Parents of toddlers know the struggle of implementing a bedtime routine and sticking to it, or trying to get their kids into bed unsuccessfully, and whatever sleep woes that are added to the mix. Sometimes the solution is easy, a key that when triggered unfolds with it a smooth regiment. But what if in this particular case they were many minor things we can do to ensure a relatively easy transition to bed?
I rounded up 8 basic strategies that I have through trial and error found to be the most effective:
1. Allow toddlers to play, run, and jump and do what it takes to spend that extra energy they have. The more they have fun during the day the less energy they will have for jumping on the bed and monkeying around at night.

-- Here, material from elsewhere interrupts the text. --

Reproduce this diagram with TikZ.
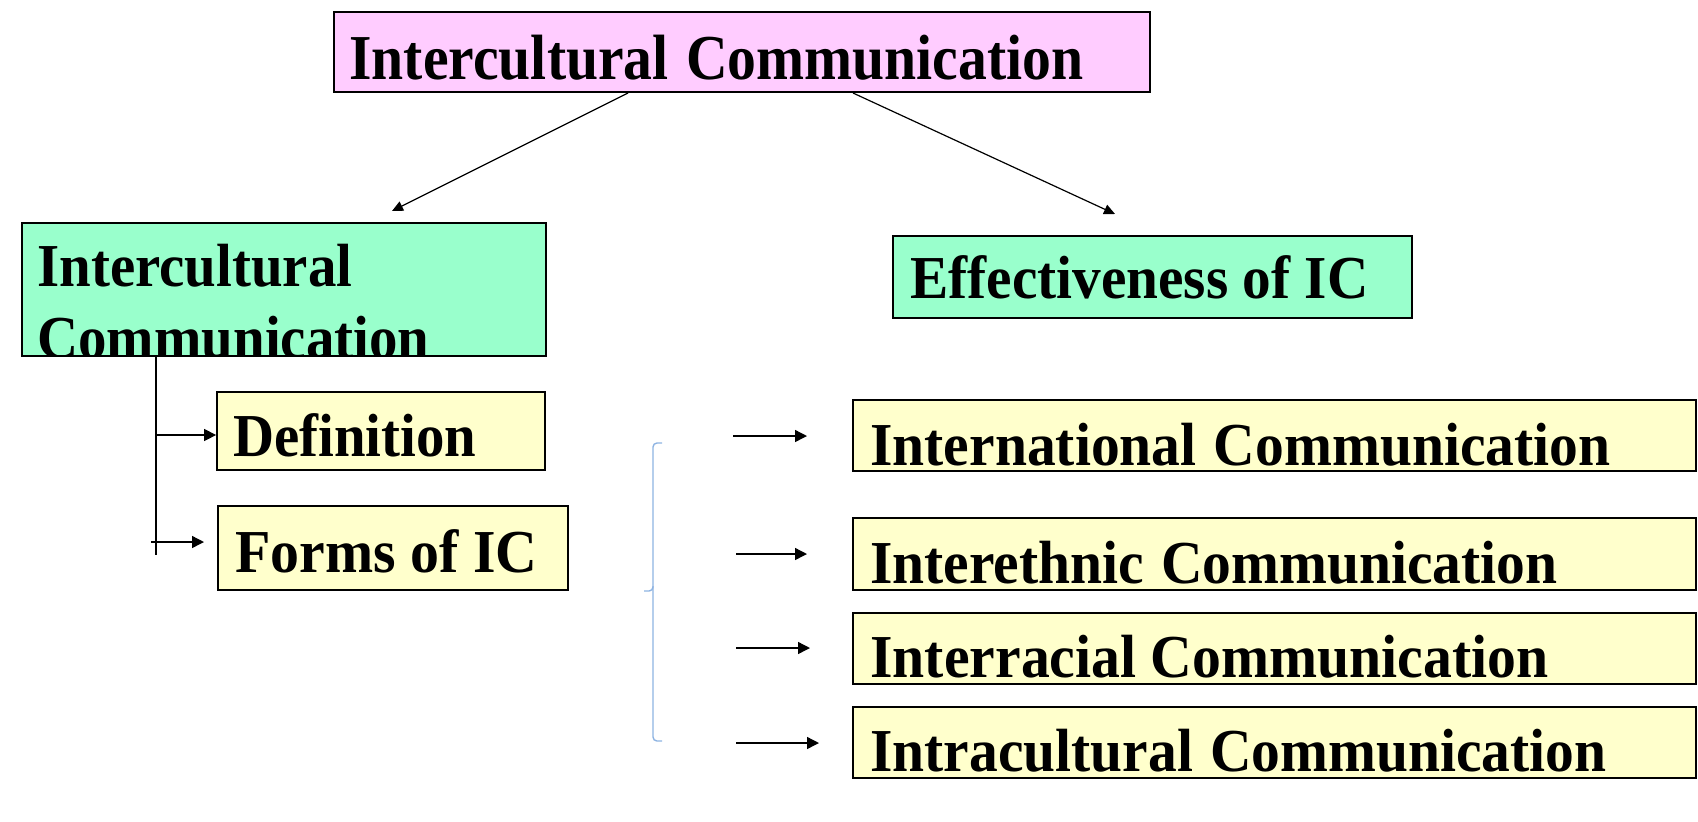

2. The common myth is that you shouldn’t allow kids to nap during the day so they can sleep early at night isn’t true. In fact an overtired child will have difficulty falling asleep and will generally have a bad mood.
3. Teach your toddler to love his room. Let him play and read there, on the floor or in his bed, and in this way he will learn that the bedroom isn’t only for things he dislikes (sleep) but also for having fun.
4. Create a calm environment before bedtime, dim the lights if possible, close the curtains, turn of extra lights in other rooms and turn down the TV. This will help children understand the difference between day and night.
5. Stick to the same sleep time every night, even during holidays. Routine is key and helps their bodies and minds expect the sleep/wake cycle. This sometimes is hard to implement but at least try to keep sleep time as consistent as possible.
6. Kids very often are unable to fall asleep due to hunger but they are unaware and unable to express this need. Offer a light dinner or snack before bedtime so their bodies will be fueled for longer stretches of sleep.
7. We all know that once kids are in bed they start to ask for many things including water. Take note of their requests and integrate them in the bedtime routine instead of every few minutes going into their room when they call for you and seeing what they want.
8. Don’t frown upon security objects to help them fall asleep. These can be a blanket, a doll, a plush toy or anything your child finds comfort in.